其实,我也不够爱他。从小,我最怕的威胁是:“今晚和爷爷睡。”我不想和他睡,他打呼噜,有胡子,他家里的床单铺得总是不平整,上面的图案总模糊不清。
等他有些糊涂了,大部分时间都躺在床上,情况就更加复杂。
他把眼镜、药瓶、水杯、书、纸、笔都堆在床侧,好伸手就能够到。我第一次带我老公回家,他从床侧摸出纸笔,一遍遍让我老公写名字、工作单位、电话号码。
那天,我们吃完饭,打麻将。他下了床,默默走过来,给每个人身旁放张小桌,安置茶水,一如他身体好时。
我爸回忆说,爷爷年轻时是个暴君。我没见过他发火,只记得他两次离家出走,都是和我奶奶生气,每次家人都集体出动去找他,其中一次,他一个人步行去了徐州。
他只能出走。他比我奶奶大10岁,又是劫后余生的再婚,所以一生都让着奶奶。
他去世后,奶奶开始念他的好,有次哭着对我说:“六七十年代,你爷爷一个人养活一家七口啊。”
我发现我爱他,是在他去世后。

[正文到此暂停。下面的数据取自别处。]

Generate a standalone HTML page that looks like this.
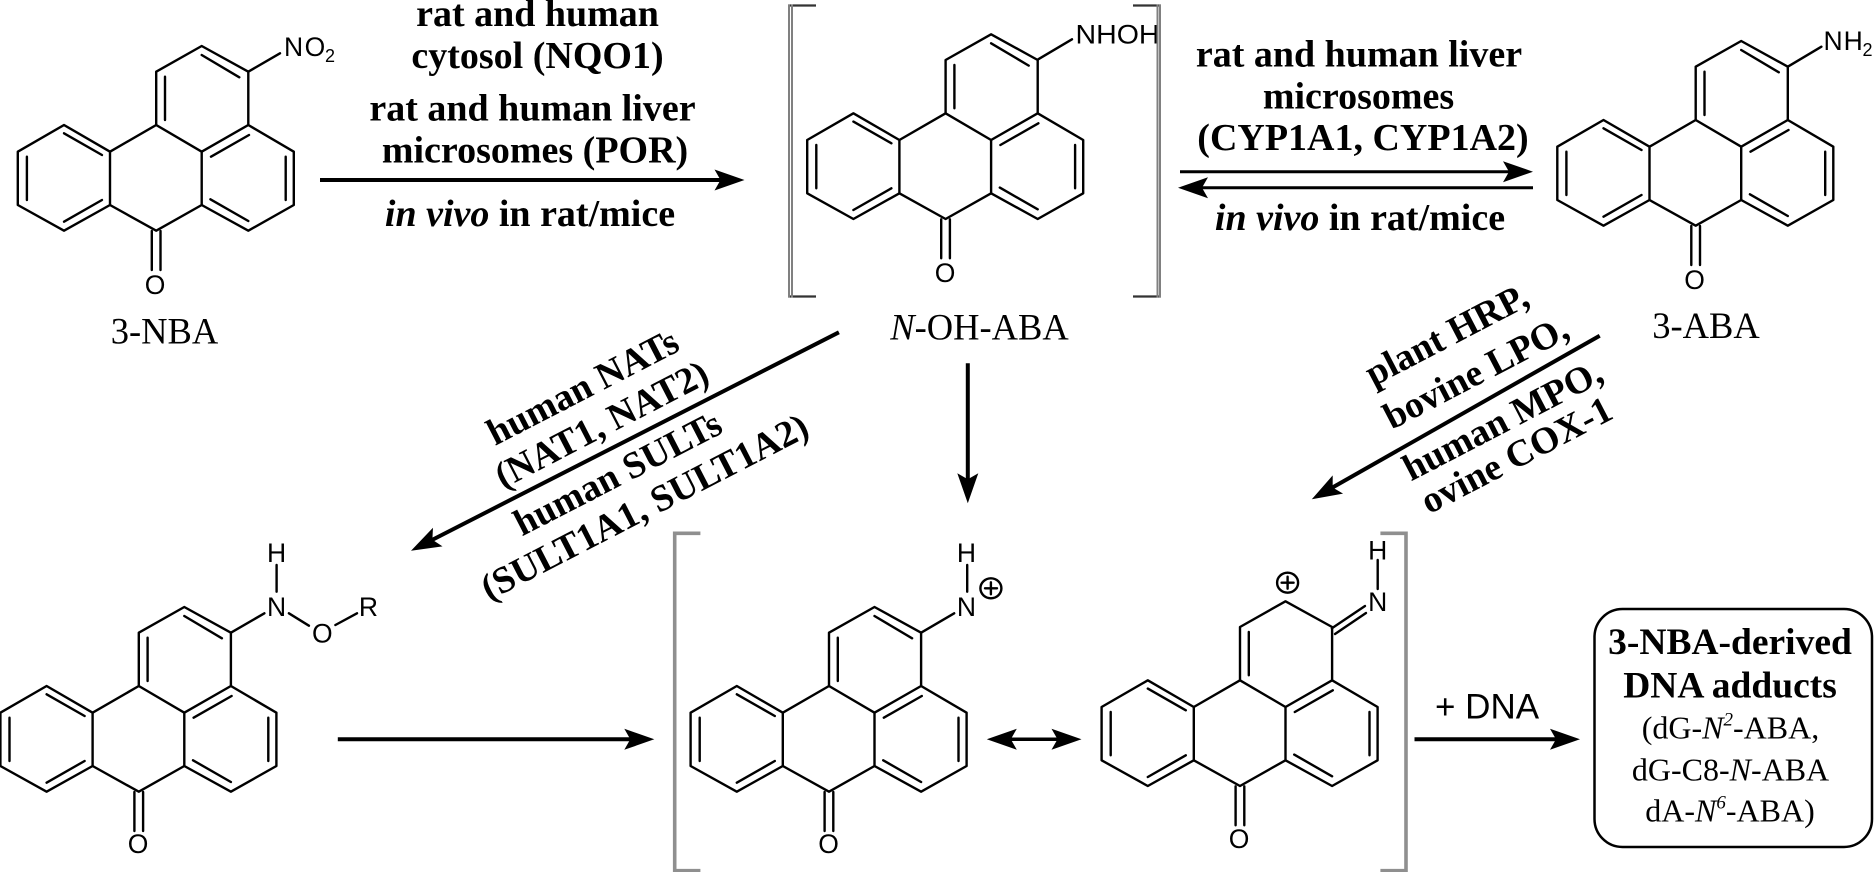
<!DOCTYPE html>
<html><head><meta charset="utf-8"><style>
html,body{margin:0;padding:0;background:#fff;width:1874px;height:872px;overflow:hidden}
svg{display:block}
.b{stroke:#000;stroke-width:2.4;fill:none;stroke-linecap:round;stroke-linejoin:round}
.a{font-family:"Liberation Sans",sans-serif;font-size:26.5px;fill:#000;text-anchor:middle}
.x{font-family:"Liberation Sans",sans-serif;font-size:26.5px;fill:#000}
.u{font-family:"Liberation Sans",sans-serif;font-size:18px;fill:#000}
.s{font-family:"Liberation Serif",serif;font-size:36.5px;fill:#000;text-anchor:middle}
.t{font-family:"Liberation Serif",serif;font-size:38px;font-weight:bold;fill:#000;text-anchor:middle}
.r{font-family:"Liberation Serif",serif;font-size:37.6px;font-weight:bold;fill:#000}
.c{font-family:"Liberation Serif",serif;font-size:32px;fill:#000;text-anchor:middle}
.l{stroke:#000;fill:none}
</style></head><body>
<svg width="1874" height="872" viewBox="0 0 1874 872" xmlns="http://www.w3.org/2000/svg">
<defs>
<g id="core" class="b">
<path d="M17.8 151.7L64 125L110 151.7L110 205L64 230.7L17.8 205Z"/>
<path d="M110 151.7L156.2 125L201.7 151.7L201.7 205L156.2 230.7L110 205"/>
<path d="M156.2 125L156.2 71.7L201.7 46L248.3 71.7L248.3 125L201.7 151.7"/>
<path d="M248.3 125L293.8 151.7L293.8 205L248.3 230.7L201.7 205"/>
<path d="M26.9 156.7V200M64 133.3L102 155M64 221.7L102 200"/>
<path d="M165 76.7V120"/>
<path d="M211 156.7L249 135M285.7 156.7V200M210.4 199.3L248.3 221"/>
<path d="M151.8 231V270M160.5 231V270"/>
</g>
<path id="h" d="M0 0L-30 -10.5L-24 0L-30 10.5Z" fill="#000"/>
</defs>

<!-- molecules -->
<use href="#core"/>
<path class="b" d="M201.7 55L239.3 77.3M248.3 71.7L280 53.3"/>
<use href="#core" x="789.4" y="-11.7"/>
<path class="b" d="M991.1 43.3L1028.7 65.6M1038.2 59.3L1072 39.3"/>
<use href="#core" x="1539.5" y="-5"/>
<path class="b" d="M1741.2 50L1778.8 72.3M1787.8 66.7L1821.4 46.7"/>
<use href="#core" x="-17.4" y="561"/>
<path class="b" d="M184.3 616L221.9 638.3M230.9 632.7L264.4 613.3M276.6 565V591.7M288.9 613.3L308.9 625.7M335.4 625L357 613.3"/>
<use href="#core" x="672.8" y="561"/>
<path class="b" d="M874.5 616L912.1 638.3M921.1 632.7L954.2 613.3M967.2 565V591.7"/>
<use href="#core" x="1083.8" y="555.3"/>
<path class="b" d="M1331.9 628.3L1365 606M1335 634L1366 613M1377.7 560V589"/>

<!-- atom labels -->
<text class="a" x="155" y="294">O</text>
<text class="x" x="284" y="56" letter-spacing="1.5">NO</text><text class="u" x="325" y="62">2</text>
<text class="x" x="1075.5" y="43.3" textLength="84" lengthAdjust="spacingAndGlyphs">NHOH</text>
<text class="a" x="945" y="282">O</text>
<text class="x" x="1823.5" y="50" letter-spacing="1">NH</text><text class="u" x="1862.5" y="56">2</text>
<text class="a" x="1694.5" y="289">O</text>
<text class="a" x="276.6" y="562">H</text><text class="a" x="276.6" y="616">N</text>
<text class="a" x="322.3" y="642.5">O</text><text class="a" x="368.4" y="616">R</text>
<text class="a" x="138" y="853">O</text>
<text class="a" x="966.4" y="562">H</text><text class="a" x="966.4" y="616">N</text>
<text class="a" x="828.5" y="853">O</text>
<text class="a" x="1377.7" y="559.5">H</text><text class="a" x="1377.7" y="611">N</text>
<text class="a" x="1239" y="848">O</text>
<g class="b"><ellipse cx="990.9" cy="588.3" rx="10.5" ry="10"/><path d="M985 588.3H997M990.9 582.3V594.3"/><ellipse cx="1287.6" cy="582.7" rx="10.5" ry="10"/><path d="M1281.6 582.7H1293.6M1287.6 576.7V588.7"/></g>

<!-- name labels -->
<text class="s" x="164.5" y="343.3">3-NBA</text>
<text class="s" x="979.5" y="339.3"><tspan font-style="italic">N</tspan>-OH-ABA</text>
<text class="s" x="1706" y="338">3-ABA</text>

<!-- brackets -->
<g fill="none" stroke-linecap="butt">
<path d="M816 5.5H788M816 296.5H788" stroke="#333" stroke-width="2.2"/>
<path d="M789 4.5V297.5M792 4.5V297.5" stroke="#808080" stroke-width="2"/>
<path d="M1133 5.5H1161M1133 296.5H1161" stroke="#333" stroke-width="2.2"/>
<path d="M1160 4.5V297.5M1157.5 4.5V297.5" stroke="#808080" stroke-width="2"/>
<path d="M700.4 533.3H674.7V870.7H700.4" stroke="#8f8f8f" stroke-width="3.6"/>
<path d="M1380.4 533.3H1406V870.7H1380.4" stroke="#8f8f8f" stroke-width="3.6"/>
</g>

<!-- arrows -->
<g class="l" stroke-width="3.5">
<path d="M320 180H725" stroke-width="4"/>
<path d="M1180 171.7H1515" stroke-width="3"/>
<path d="M1190 187.7H1533" stroke-width="3"/>
<path d="M967.8 363.3V485" stroke-width="4"/>
<path d="M838.9 332.3L428.8 541.6" stroke-width="4"/>
<path d="M1599.7 335.7L1329.2 489.4" stroke-width="4"/>
<path d="M337.8 739.3H635" stroke-width="4"/>
<path d="M1000 739.3H1068"/>
<path d="M1414.5 739.3H1560" stroke-width="4"/>
</g>
<use href="#h" x="744.5" y="180"/>
<use href="#h" transform="translate(1533 171.7)"/>
<use href="#h" transform="translate(1178 187.7) rotate(180)"/>
<use href="#h" transform="translate(967.8 503.3) rotate(90)"/>
<use href="#h" transform="translate(411 550.7) rotate(153)"/>
<use href="#h" transform="translate(1311.8 499.3) rotate(150.4)"/>
<use href="#h" x="654.3" y="739.3"/>
<use href="#h" transform="translate(986.8 739.3) rotate(180)"/>
<use href="#h" x="1081.5" y="739.3"/>
<use href="#h" x="1580" y="739.3"/>

<!-- upper labels -->
<text class="t" x="537.5" y="26">rat and human</text>
<text class="t" x="537.5" y="68">cytosol (NQO1)</text>
<text class="t" x="532.5" y="120.7">rat and human liver</text>
<text class="t" x="535" y="162.7">microsomes (POR)</text>
<text class="t" x="530" y="226"><tspan font-style="italic">in vivo</tspan> in rat/mice</text>
<text class="t" x="1359" y="66.7">rat and human liver</text>
<text class="t" x="1358.5" y="108.3">microsomes</text>
<text class="t" x="1363" y="150">(CYP1A1, CYP1A2)</text>
<text class="t" x="1360" y="230"><tspan font-style="italic">in vivo</tspan> in rat/mice</text>

<!-- rotated labels -->
<text class="r" transform="translate(495 446) rotate(-27.3)">human NATs</text>
<text class="r" transform="translate(503 489) rotate(-27.3)">(NAT1, NAT2)</text>
<text class="r" transform="translate(522 536.5) rotate(-27.3)">human SULTs</text>
<text class="r" transform="translate(489 601) rotate(-27.3)">(SULT1A1, SULT1A2)</text>
<text class="r" transform="translate(1373.3 386.7) rotate(-27.5)">plant HRP,</text>
<text class="r" transform="translate(1391.7 430) rotate(-27.5)">bovine LPO,</text>
<text class="r" transform="translate(1411 481.5) rotate(-27.5)">human MPO,</text>
<text class="r" transform="translate(1429 514.5) rotate(-27.5)">ovine COX-1</text>

<!-- DNA -->
<text x="1435" y="718.3" style="font-family:'Liberation Sans',sans-serif;font-size:35px">+ DNA</text>
<rect x="1594.5" y="609" width="277.5" height="238" rx="28" ry="28" fill="none" stroke="#000" stroke-width="2.5"/>
<text class="t" x="1730" y="654" style="font-size:37.5px">3-NBA-derived</text>
<text class="t" x="1730" y="697.3" style="font-size:37.5px">DNA adducts</text>
<text class="c" x="1730.5" y="738.3">(dG-<tspan font-style="italic">N</tspan><tspan font-style="italic" font-size="19" dy="-13">2</tspan><tspan dy="13">-ABA,</tspan></text>
<text class="c" x="1730.5" y="780.7">dG-C8-<tspan font-style="italic">N</tspan>-ABA</text>
<text class="c" x="1730" y="821.7">dA-<tspan font-style="italic">N</tspan><tspan font-style="italic" font-size="19" dy="-13">6</tspan><tspan dy="13">-ABA)</tspan></text>
</svg>
</body></html>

他去世时,我怀
孕四个月,没有回去。
四年来,我总梦到他。
第一次,是他去世那年的12月,梦里,他说冷。醒来后,我给家里打电话,家里人说第二天正好是当地“送寒衣”的日子。
第二次,我梦见他和一个亲戚一起包饺子,用的是农村的大灶,他们一个擀饺子皮,一个包,一个揭开锅盖看水开了没,一个等着下。“这就是说,他们在那边过得很好。”我爸分析。
我也是在他去世后,才逐渐发现自己身上有一些来自他的遗传。
比如,我夜里总是很精神,而他曾因为晚上可以不睡觉,退休后还被单位请回去值了几年夜班。
又比如,我着迷于用一堆小盒子分门别类地装各种杂物,一忙就是半天;而他闲暇时总是在整理、收拾,连塑料袋都折得清爽,专门放在一个地方,我一度嘲笑他有收纳癖。
前几天,我又梦到他了。
梦里,我和一帮人聚会,忽然来了个陌生人。陌生人迅速衰老,越来越像我爷爷。
我打开手机,找到一张他的照片,递给眼前的陌生人看:“你看,你们长得多像啊!”
陌生人却噗的一声,灰飞烟灭。
醒来,天蒙蒙亮。我回忆梦里陌生人容貌的变化,恰恰是我在老相册里看到的他不同时期的样子,现在串起来、拼起来了。
因为没参加他的葬礼,没见他最后一面,几年来,我仍觉得他在某个地方待着。哪怕在墓碑上看过他的照片,也没有太多已经告别的感觉。
我坐在床上,回想我们最后一次见面的场景。那是个秋天,他穿得像过冬。我推着他在院子里闲逛,对面来了位和他一样坐在轮椅上的老人。他们握了握手,松开手,他指着我,对熟人竖起大拇指,口中嘟囔着我的小名。一如小时候,他想对别人夸奖我时那样。
如今四年过去了,我才意识到,那是一场告别。